Thursday, August 25, 2011

Focus on Ingredients: Grass-fed Beef


I want to get specific about what constitutes "grass-fed beef," because I've had producers tell me their beef is grass fed "and then corn finished."  All beef is grass fed to a certain point. However, most steers end their lives in a feedlot where they stand around on a concrete floor with a bunch of other steers and are fed corn until they reach slaughter weight. When I say "grass-fed beef," I mean beef that has stayed on the pasture its entire life.  Of course, even a grass-fed steer will eat hay in the winter or during other lean times, but that's part of his natural diet.

Grass-fed beef is a pre-industrial ingredient, so we must look at how pre-industrial peoples prepared it:
  • If grass-fed beef is to be dry cooked (grilled, roasted, sautéed), it should be cooked to rare or medium-rare (to keep it nice and juicy) and requires the addition of cooking fat.
  • Grass-fed beef should only be cooked to well-done if moist heat is involved (boiling, braising).
Why?

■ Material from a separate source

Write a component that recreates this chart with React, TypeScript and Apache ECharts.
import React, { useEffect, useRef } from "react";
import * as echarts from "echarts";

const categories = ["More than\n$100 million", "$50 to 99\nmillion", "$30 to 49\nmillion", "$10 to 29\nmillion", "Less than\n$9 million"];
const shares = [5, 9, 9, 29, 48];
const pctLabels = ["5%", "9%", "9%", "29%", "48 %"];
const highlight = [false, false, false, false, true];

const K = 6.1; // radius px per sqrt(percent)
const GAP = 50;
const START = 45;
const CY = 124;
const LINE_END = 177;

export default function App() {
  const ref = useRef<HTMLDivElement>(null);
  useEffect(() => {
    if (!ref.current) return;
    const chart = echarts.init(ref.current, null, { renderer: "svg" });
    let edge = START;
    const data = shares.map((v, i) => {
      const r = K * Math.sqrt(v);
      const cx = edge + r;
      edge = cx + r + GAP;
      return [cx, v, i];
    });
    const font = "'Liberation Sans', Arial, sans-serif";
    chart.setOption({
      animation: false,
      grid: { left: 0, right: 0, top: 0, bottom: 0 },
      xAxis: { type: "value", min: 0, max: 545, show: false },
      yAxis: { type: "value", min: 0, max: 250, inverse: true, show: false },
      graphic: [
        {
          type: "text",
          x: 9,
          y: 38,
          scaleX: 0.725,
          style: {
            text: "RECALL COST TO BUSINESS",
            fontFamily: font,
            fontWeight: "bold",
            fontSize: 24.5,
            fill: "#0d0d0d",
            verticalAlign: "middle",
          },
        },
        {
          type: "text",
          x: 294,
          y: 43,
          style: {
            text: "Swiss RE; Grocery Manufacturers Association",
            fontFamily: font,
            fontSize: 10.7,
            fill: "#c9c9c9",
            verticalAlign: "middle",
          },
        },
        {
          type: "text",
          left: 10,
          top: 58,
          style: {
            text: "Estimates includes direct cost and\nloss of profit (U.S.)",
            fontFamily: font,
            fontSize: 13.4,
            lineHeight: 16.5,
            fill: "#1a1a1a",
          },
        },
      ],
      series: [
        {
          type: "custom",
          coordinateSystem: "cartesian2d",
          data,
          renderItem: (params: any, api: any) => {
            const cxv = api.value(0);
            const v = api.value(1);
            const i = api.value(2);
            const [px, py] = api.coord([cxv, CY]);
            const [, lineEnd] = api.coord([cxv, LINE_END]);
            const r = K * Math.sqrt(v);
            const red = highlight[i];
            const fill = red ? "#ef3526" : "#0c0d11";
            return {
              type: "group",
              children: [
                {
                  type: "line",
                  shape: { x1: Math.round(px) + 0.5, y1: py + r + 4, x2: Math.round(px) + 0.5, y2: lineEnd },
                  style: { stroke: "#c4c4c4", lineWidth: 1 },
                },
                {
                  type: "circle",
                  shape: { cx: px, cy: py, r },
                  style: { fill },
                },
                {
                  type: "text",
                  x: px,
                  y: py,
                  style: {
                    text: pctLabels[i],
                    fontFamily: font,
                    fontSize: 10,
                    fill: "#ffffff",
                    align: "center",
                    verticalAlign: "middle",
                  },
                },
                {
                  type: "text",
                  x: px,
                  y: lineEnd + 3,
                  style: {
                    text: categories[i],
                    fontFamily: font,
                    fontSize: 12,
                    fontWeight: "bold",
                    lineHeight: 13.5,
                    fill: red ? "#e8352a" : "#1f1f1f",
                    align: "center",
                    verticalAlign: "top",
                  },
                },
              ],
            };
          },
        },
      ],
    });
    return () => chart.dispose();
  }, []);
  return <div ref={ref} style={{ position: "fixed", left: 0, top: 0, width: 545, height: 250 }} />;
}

Corn-feeding beef has changed our expectations of how a cut of beef should behave, making it possible to cook a steak to well-done and it not resemble a piece of shoe-leather. This is because of the excessive fat which lubricates a cut of corn-fed beef. A corn-fed steer is obese; he provides his own cooking fat. While corn-fed beef may be juicy, its flavor is insipid compared to good grass-fed beef, which tastes like a beefier (literally!) version of beef.  It's more satisfying.

I say "good," because I've had my fair share of indifferent and even bad grass-fed beef. It all depends on the producer and the breed. For example, I really love the beef from Turkey Foot Ranch, which is only about 50 miles from my house and they sell their products in the freezer section at my local health-food store. They raise red and black Angus, which is a very tasty breed. It's worth finding out what breed a producer raises, because each tastes differently. My personal favorites (so far) are Angus and Charolais.

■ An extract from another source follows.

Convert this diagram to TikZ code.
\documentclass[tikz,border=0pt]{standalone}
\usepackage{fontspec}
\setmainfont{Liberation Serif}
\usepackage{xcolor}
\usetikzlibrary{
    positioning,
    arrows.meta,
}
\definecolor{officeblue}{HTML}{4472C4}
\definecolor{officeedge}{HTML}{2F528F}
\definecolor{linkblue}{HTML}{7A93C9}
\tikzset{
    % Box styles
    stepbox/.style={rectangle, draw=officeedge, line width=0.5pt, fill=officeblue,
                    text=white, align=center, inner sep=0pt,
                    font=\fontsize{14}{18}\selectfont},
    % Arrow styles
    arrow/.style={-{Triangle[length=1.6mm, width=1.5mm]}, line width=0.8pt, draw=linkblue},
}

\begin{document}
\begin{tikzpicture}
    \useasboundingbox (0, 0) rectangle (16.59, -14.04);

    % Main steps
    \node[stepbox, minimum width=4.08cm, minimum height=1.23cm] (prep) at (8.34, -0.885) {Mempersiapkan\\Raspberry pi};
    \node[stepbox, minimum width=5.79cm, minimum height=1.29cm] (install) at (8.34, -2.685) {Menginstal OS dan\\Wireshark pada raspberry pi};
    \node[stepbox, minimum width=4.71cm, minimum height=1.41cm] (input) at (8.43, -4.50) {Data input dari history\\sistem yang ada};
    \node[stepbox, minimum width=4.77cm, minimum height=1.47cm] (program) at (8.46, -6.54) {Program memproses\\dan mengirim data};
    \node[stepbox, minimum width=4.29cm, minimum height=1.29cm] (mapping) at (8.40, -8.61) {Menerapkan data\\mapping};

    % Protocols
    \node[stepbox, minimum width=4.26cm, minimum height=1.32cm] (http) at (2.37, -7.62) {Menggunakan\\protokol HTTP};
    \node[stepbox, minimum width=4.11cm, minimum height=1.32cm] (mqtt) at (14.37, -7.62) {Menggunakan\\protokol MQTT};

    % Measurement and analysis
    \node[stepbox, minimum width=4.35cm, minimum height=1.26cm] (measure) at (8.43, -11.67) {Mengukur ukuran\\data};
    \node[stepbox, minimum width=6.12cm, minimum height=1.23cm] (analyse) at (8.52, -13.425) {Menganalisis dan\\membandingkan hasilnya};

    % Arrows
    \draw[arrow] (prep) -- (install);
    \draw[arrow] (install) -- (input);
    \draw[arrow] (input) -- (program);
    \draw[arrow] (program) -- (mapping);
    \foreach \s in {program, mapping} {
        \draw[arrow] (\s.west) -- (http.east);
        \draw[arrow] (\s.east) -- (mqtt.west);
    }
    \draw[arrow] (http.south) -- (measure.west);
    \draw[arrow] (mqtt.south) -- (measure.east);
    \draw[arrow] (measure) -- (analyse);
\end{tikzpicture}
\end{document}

What about cost? I firmly believe that the desire for healthy, tasty food is not elitist. It is possible to find reasonably-priced grass-fed beef; you only need to do a bit of research (see the Resources section). For example, the KC Strip from Turkey Foot Ranch is $12 per pound. Yes, it absolutely costs more than feedlot beef, but it's worth every penny.

However, if grass-fed beef's superior, succulent taste hasn't convinced you, here are a few things I've learned from doing my own research* on the subject:

  • Grass-fed beef has more omega-3s than grain-finished beef
  • Grass-fed beef has higher concentrations of vitamins A and E 
  • Grass-fed beef has more lutein and beta-carotene 
  • Grass-feeding reduces the occurrence of e.coli
Practical Information**:

Recipes for dry heat:
Old English Roast Beef
Roast Beef with Cabernet Gravy
Steak frites

Recipe for moist heat:
Boiled Beef with Carrots and Dumplings

Local Harvest
Eat Wild
Eat Well Guide

Further reading/watching:
Food, Inc.
The Householder's Guide to the Universe by Harriet Fasenfest
Nourishing Traditions by Sally Fallon
The Omnivore's Dilemma by Michael Pollan
Real Food by Nina Planck

*This information is found both in Nourishing Traditions and Real Food, along with a lot of good information on the importance of high-quality animal fats in our diet.

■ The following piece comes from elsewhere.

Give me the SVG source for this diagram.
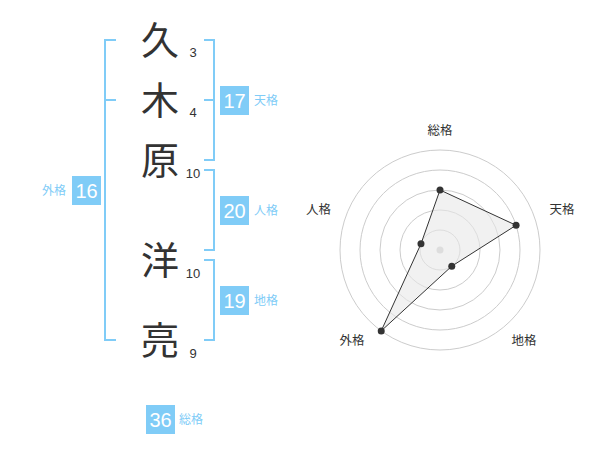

**Let me know in the comments if you have a favorite recipe for using grass-fed beef (or anything else to add). Please be sure to leave a link for me if you have one. Thanks!

Edited 8/25/11: This post is now linked to Fat Tuesday Forager Festival at Real Food Forager.

Yesterday on The Past on a Plate: "Feasts and Festivals: St. Bartholomew's Day"


  1. As a Lifestyle Educator, this is a big one for me (despite the fact that I eat brownies when no one is looking). Seeing as it's an overall healthier choice, I don't mind paying extra. I also love that you buy local. :)

  2. Thanks for the information - now I just have to figure out where to get it locally!

  3. Great information...I'm going to have to see what my Whole Foods sells.

  4. I'm happy you are sharing this information. We balance out paying a bit more for meat by eating less of it, which I think is better all around. (I actually stopped eating meat when we got our chickens, but I live in a family of carnivores.)

  5. I would also add that if you buy your beef from a real butcher shop (or directly from the farmer, of course) you will get a better product. All supermarket beef is vacuum-packed and shipped for miles, and may have been stored for weeks if not months. Any real butcher shop that brings in whole animal or carcass beef must have a high turnover and fresher product. It will also be more likely to be dry aged and cut to order in front of you. If you support the local butcher shop you will also support the local food chain!